Temple Image

PRASAT CHEN

Prasat Chen along with Prasat Banteay Pir Choan and Prasat Thom forms the Trinity temples of the site. Both Prasat Chen and Prasat Banteay Pir Choan are equidistant from centre of Prasat Thom. It consists of a row of three tower shrines facing east, the central one being by far the tallest. Built of laterite, they are on a single terrace and each tower has a stairway from the east with string-walls featuring Garuda with outstretched wings, a rarely used motif in Khmer art, but one which confirms that the temple was dedicated to Vishnu. There were also two brick libraries which are now little more than heaps of rubble.
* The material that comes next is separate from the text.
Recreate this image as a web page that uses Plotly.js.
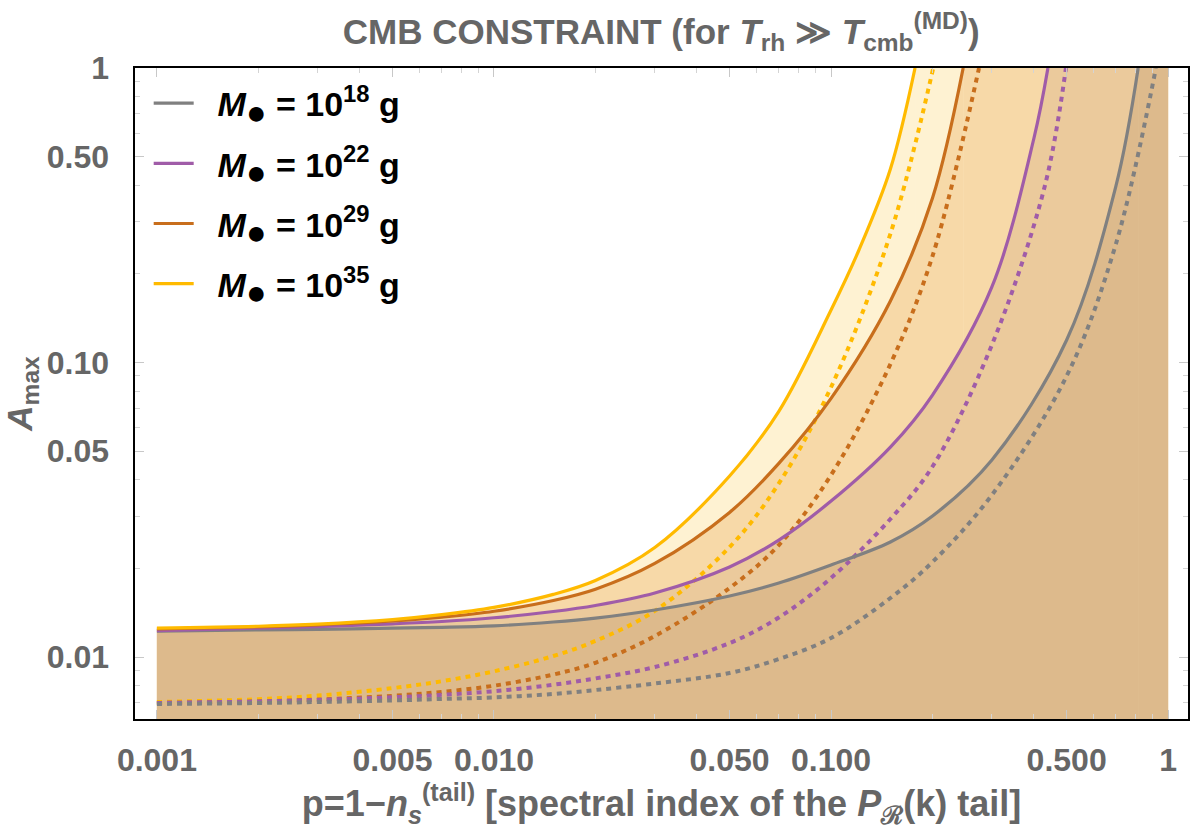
<!DOCTYPE html>
<html><head><meta charset="utf-8">
<script src="https://cdn.plot.ly/plotly-3.0.1.min.js"></script>
<style>body{margin:0;background:#fff}#chart{width:1200px;height:834px}</style>
</head><body><div id="chart"></div>
<script>
// ---- data ----
const BH = '<i>M</i><sub><span style="font-size:34px">●</span></sub>';
const legendLabels = [
  BH + ' = 10<sup>18</sup> g',
  BH + ' = 10<sup>22</sup> g',
  BH + ' = 10<sup>29</sup> g',
  BH + ' = 10<sup>35</sup> g'
];

const graySolidX = [0.001,0.002,0.003,0.005,0.007,0.01,0.015,0.02,0.03,0.05,0.07,0.1,0.15,0.2,0.3,0.5,0.7,0.815];
const graySolidY = [0.01225,0.01236,0.01242,0.01253,0.01261,0.01276,0.01315,0.01356,0.01444,0.01611,0.01783,0.02053,0.02458,0.03011,0.04667,0.1192,0.397,1.0];
const grayDotX = [0.001,0.002,0.003,0.005,0.007,0.01,0.015,0.02,0.03,0.05,0.07,0.1,0.15,0.2,0.3,0.5,0.7,0.92];
const grayDotY = [0.006925,0.00698,0.007035,0.00712,0.007204,0.007289,0.007491,0.007727,0.008128,0.008824,0.009845,0.0116,0.01586,0.02102,0.03549,0.08998,0.2526,1.0];

const purpleSolidX = [0.001,0.002,0.003,0.005,0.007,0.01,0.015,0.02,0.03,0.05,0.07,0.1,0.15,0.2,0.3,0.4,0.44];
const purpleSolidY = [0.0123,0.01253,0.01269,0.01296,0.0132,0.01359,0.01427,0.01496,0.01649,0.02021,0.02495,0.03385,0.05163,0.07755,0.1805,0.5785,1.0];
const purpleDotX = [0.001,0.002,0.003,0.005,0.007,0.01,0.015,0.02,0.03,0.05,0.07,0.1,0.15,0.2,0.3,0.43,0.4975];
const purpleDotY = [0.00698,0.007067,0.007151,0.007298,0.00744,0.007653,0.00805,0.008457,0.009247,0.01115,0.01362,0.01855,0.02942,0.04434,0.1147,0.3943,1.0];

const orangeSolidX = [0.001,0.002,0.003,0.005,0.007,0.01,0.015,0.02,0.03,0.05,0.07,0.1,0.15,0.2,0.2466];
const orangeSolidY = [0.01245,0.01266,0.01286,0.01325,0.01366,0.0143,0.01555,0.01699,0.02078,0.03097,0.04543,0.07551,0.1617,0.3619,1.0];
const orangeDotX = [0.001,0.002,0.003,0.005,0.007,0.01,0.015,0.02,0.03,0.05,0.07,0.1,0.15,0.2,0.2748];
const orangeDotY = [0.00698,0.007067,0.007168,0.007382,0.007614,0.00799,0.00872,0.00956,0.01178,0.01715,0.024,0.0415,0.0988,0.2299,1.0];

const yellowSolidX = [0.001,0.002,0.003,0.005,0.007,0.01,0.015,0.02,0.03,0.05,0.07,0.1,0.121,0.15,0.1775];
const yellowSolidY = [0.01254,0.01272,0.01293,0.0134,0.01392,0.01474,0.01632,0.01819,0.02353,0.04117,0.06829,0.1508,0.241,0.4539,1.0];
const yellowDotX = [0.001,0.002,0.003,0.005,0.007,0.01,0.015,0.02,0.03,0.05,0.07,0.1,0.15,0.201];
const yellowDotY = [0.007035,0.00719,0.007395,0.007842,0.008275,0.008943,0.01008,0.01134,0.01434,0.02361,0.03886,0.08243,0.2735,1.0];

const xTickVals = [0.001,0.005,0.01,0.05,0.1,0.5,1];
const xTickText = ['0.001','0.005','0.010','0.050','0.100','0.500','1'];
const xMinorVals = [0.002,0.003,0.004,0.006,0.007,0.008,0.009,0.02,0.03,0.04,0.06,0.07,0.08,0.09,0.2,0.3,0.4,0.6,0.7,0.8,0.9];
const yTickVals = [0.01,0.05,0.1,0.5,1];
const yTickText = ['0.01','0.05','0.10','0.50','1'];
const yMinorVals = [0.007,0.008,0.009,0.02,0.03,0.04,0.06,0.07,0.08,0.09,0.2,0.3,0.4,0.6,0.7,0.8,0.9];

// shaded regions run up to the right end of the data range (x = 1) and the top of the frame (y = 1)
const FILL_END_X = 1, FILL_TOP_Y = 1;

// ---- styling ----
const FONT = '"Liberation Sans", Arial, sans-serif';
const TXT = '#666666';
const colors = {gray:'#808080', purple:'#A05CA8', orange:'#C86E1C', yellow:'#FFBA00'};
const fills = {gray:'#DDBA8C', purple:'#EBCA9C', orange:'#F7D9A8', yellow:'#FEF2D2'};
const SPL = {shape:'spline', smoothing:1};

const series = [
  {key:'yellow', sx:yellowSolidX, sy:yellowSolidY, dx:yellowDotX, dy:yellowDotY, label:legendLabels[3]},
  {key:'orange', sx:orangeSolidX, sy:orangeSolidY, dx:orangeDotX, dy:orangeDotY, label:legendLabels[2]},
  {key:'purple', sx:purpleSolidX, sy:purpleSolidY, dx:purpleDotX, dy:purpleDotY, label:legendLabels[1]},
  {key:'gray',   sx:graySolidX,   sy:graySolidY,   dx:grayDotX,   dy:grayDotY,   label:legendLabels[0]}
];

const traces = [];
series.forEach(s => {
  traces.push({
    x: s.sx, y: s.sy, mode:'lines', line:Object.assign({width:0}, SPL),
    fill:'tozeroy', fillcolor:fills[s.key], showlegend:false, hoverinfo:'skip'
  });
  traces.push({
    x: [s.sx[s.sx.length-1], FILL_END_X], y: [FILL_TOP_Y, FILL_TOP_Y], mode:'lines', line:{width:0},
    fill:'tozeroy', fillcolor:fills[s.key], showlegend:false, hoverinfo:'skip'
  });
});
series.forEach(s => {
  traces.push({
    x: s.dx, y: s.dy, mode:'lines',
    line:Object.assign({color:colors[s.key], width:4, dash:'5px,5px'}, SPL),
    showlegend:false, hoverinfo:'skip'
  });
});
series.slice().reverse().forEach((s, i) => {
  traces.push({
    x: s.sx, y: s.sy, mode:'lines', name:'\u00a0\u00a0' + s.label,
    line:Object.assign({color:colors[s.key], width:3.2}, SPL),
    legendgroup:'g'+i, legendrank: i+1
  });
});

const axisCommon = {
  type:'log', showgrid:false, zeroline:false,
  showline:true, linecolor:'#000', linewidth:1.6, mirror:'allticks',
  ticks:'inside', ticklen:9, tickwidth:1, tickcolor:'#c8c8c8',
  tickfont:{family:FONT, size:32, color:TXT, weight:'bold'},
  tickmode:'array'
};

const layout = {
  width:1200, height:834,
  margin:{l:135, r:12, t:68, b:115},
  paper_bgcolor:'#fff', plot_bgcolor:'#fff',
  title:{
    text:'CMB CONSTRAINT (for <i>T</i><sub>rh</sub>\u00a0≫\u00a0<i>T</i><sub>cmb</sub><sup>(MD)</sup>)',
    font:{family:FONT, size:35, color:TXT, weight:'bold'},
    x:0.551, xanchor:'center', y:0.962, yanchor:'middle', yref:'container'
  },
  xaxis: Object.assign({}, axisCommon, {
    range:[Math.log10(0.001)-0.065, 0.059],
    tickvals:xTickVals, ticktext:xTickText, ticklabelstandoff:12,
    minor:{tickmode:'array', tickvals:xMinorVals, ticks:'inside', ticklen:5, tickcolor:'#d4d4d4', tickwidth:1},
    title:{text:'p=1−<i>n</i><sub><i>s</i></sub><sup>(tail)</sup> [spectral index of the <i>P</i><sub>ℛ</sub>(k) tail]',
      font:{family:FONT, size:36, color:TXT, weight:'bold'}, standoff:9}
  }),
  yaxis: Object.assign({}, axisCommon, {
    range:[-2.2105, 0],
    tickvals:yTickVals, ticktext:yTickText, ticklabelstandoff:18,
    minor:{tickmode:'array', tickvals:yMinorVals, ticks:'inside', ticklen:5, tickcolor:'#d4d4d4', tickwidth:1},
    title:{text:'<i>A</i><sub>max</sub>', font:{family:FONT, size:35, color:TXT, weight:'bold'}, standoff:6}
  }),
  legend:{
    x:0.013, y:0.99, xanchor:'left', yanchor:'top',
    bgcolor:'rgba(0,0,0,0)', borderwidth:0, itemwidth:40,
    font:{family:FONT, size:34, color:'#000', weight:'bold'},
    tracegroupgap:13, traceorder:'grouped'
  },
  showlegend:true
};

Plotly.newPlot('chart', traces, layout, {staticPlot:true, displayModeBar:false});
</script>
</body></html>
The quaint name which the Khmers have given to Prasat Chen is due to the famous sculpture of the monkey brothers Vali and Sugriva fighting each other in an episode from the Ramayana, and now one of the glories of the National Museum in Phnom Penh. It was discovered amid the ruins of the east gateway to the temple's inner enclosure and the animals' tails, curling up to their diadems, irresistibly suggeseda Chinese pigtail. Prasat Chen have a double laterite 2m high wall enclo-sures, with gopuras to the east and west. The temple had sculptures depicting the fight between the monkey brothers Valin and Sugriva, and sculptures of Rama, Lakshmana and Hanuman, in its eastern gopura. Behind the main towers, nine pedestals adorn the inner western Gopura, depict the last scene of Kurukshetra of Mahabharata; the dual between Bhima and Duryodhana, with Pandavas and Krishna in audience, in ronde-bosse technique which was rare and unique to Koh Ker.